Narfna is right – the post-it is probably to shield those of a weak constitution from becoming all riled up at the sight of the cover model’s naked back. That, or they, like me, find the thought of a Regency lady wearing absolutely no kind of undergarments under her frock so unbelievable that they thought it best to just cover the whole thing up. For a while, there was a whole bunch of these – dress unlaced at the back, no corsetry or undergarments in sight – on romance covers. I think I prefer the new cover trend of women lounging on furniture with skirts so voluminous you could probably hide the population of a small village in them.
You crack me up. Be snarky about romance covers some more. I’ll get the popcorn.
Oh, I could do this for days. I have SO many opinions on romance covers, and especially how similar they all seem to be at a given time. Glad that it’s amusing rather than tiresome. Perhaps I’ll add a little section to each of my romance reviews, critiquing the cover.
My husband has a theory that at least a third of all criticism of the genre is due to the ridiculous covers. As he says, crime fiction, fantasy and sci-fi used to get put down a lot more when the covers were lurid. Now they’ve had make-overs, and even though they are genre fic, they seem a lot more acceptable to people in general. I don’t think he’s entirely wrong.
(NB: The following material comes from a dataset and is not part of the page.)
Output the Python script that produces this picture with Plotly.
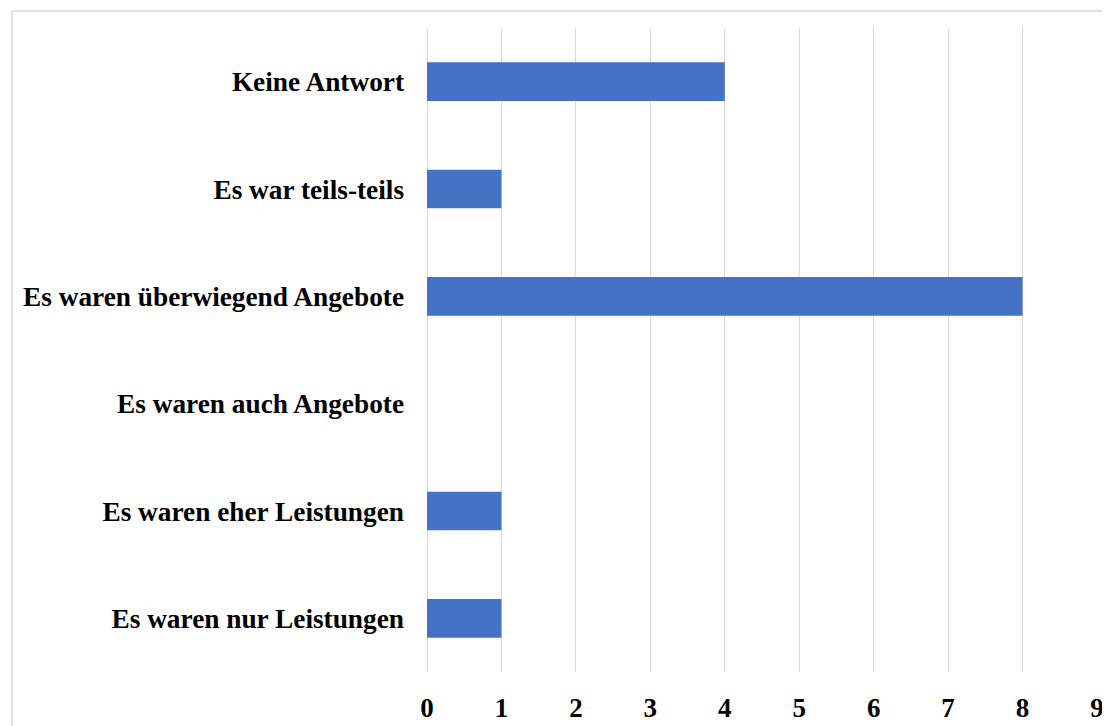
import plotly.graph_objects as go

categories = [
    "Es waren nur Leistungen",
    "Es waren eher Leistungen",
    "Es waren auch Angebote",
    "Es waren überwiegend Angebote",
    "Es war teils-teils",
    "Keine Antwort",
]
values = [1, 1, 0, 8, 1, 4]
x_ticks = [0, 1, 2, 3, 4, 5, 6, 7, 8, 9]

FONT = "Liberation Serif, Times New Roman, serif"

fig = go.Figure(
    go.Bar(
        x=values,
        y=categories,
        orientation="h",
        width=0.36,
        marker=dict(color="#4472C4", line=dict(width=0)),
    )
)

# page body adds an 8px offset; compensate
OFF = 8
W, H = 1110, 726
ml, mr, mt, mb = 427 - OFF, 13 + OFF, 28 - OFF, 54 + OFF
pw = W - ml - mr
ph = H - mt - mb

def px_to_paper_x(px):
    return (px - OFF - ml) / pw

def px_to_paper_y(py):
    return (H - mb - (py - OFF)) / ph

fx = px_to_paper_x(12)
fy = px_to_paper_y(11)

fig.update_layout(
    width=W,
    height=H,
    margin=dict(l=ml, r=mr, t=mt, b=mb),
    paper_bgcolor="white",
    plot_bgcolor="white",
    showlegend=False,
    font=dict(family=FONT, color="black"),
    xaxis=dict(
        range=[0, 9],
        tickvals=x_ticks,
        showgrid=True,
        gridcolor="#d9d9d9",
        gridwidth=1,
        zeroline=True,
        zerolinecolor="#d9d9d9",
        zerolinewidth=1,
        showline=False,
        ticks="",
        tickfont=dict(family=FONT, size=27, color="black", weight="bold"),
        ticklabelstandoff=17,
        fixedrange=True,
    ),
    yaxis=dict(
        categoryorder="array",
        categoryarray=categories,
        range=[-0.5, 5.5],
        showgrid=False,
        zeroline=False,
        showline=False,
        ticks="",
        tickfont=dict(family=FONT, size=27.3, color="black", weight="bold"),
        ticklabelstandoff=22,
        fixedrange=True,
    ),
    shapes=[
        dict(type="line", xref="paper", yref="paper", x0=fx, x1=1.2, y0=fy, y1=fy,
             line=dict(color="#d9d9d9", width=1.5)),
        dict(type="line", xref="paper", yref="paper", x0=fx, x1=fx, y0=fy, y1=-0.3,
             line=dict(color="#d9d9d9", width=1.5)),
    ],
)

fig.write_html("out.html")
The covers are all terrible. It’s like, they have to keep all the kissing books in the ghetto lest someone try to take them seriously or admit they are good. It makes me so mad.
Piers is for the youngest Highwood?! This I can get behind.
I know! I’m so excited. The book description is up on Goodreads and I really hope it’s good!
I may have had a rage stroke about the innapropriate or lack of appropriat underthings on both the cover and in the pages of thebook, but I knew that I could rely on you to handle the topic for me.
I should perhaps be thankful that it wasn’t a pink post-it?
Thank you for the shout out! I would upvote every one of these comments if I could.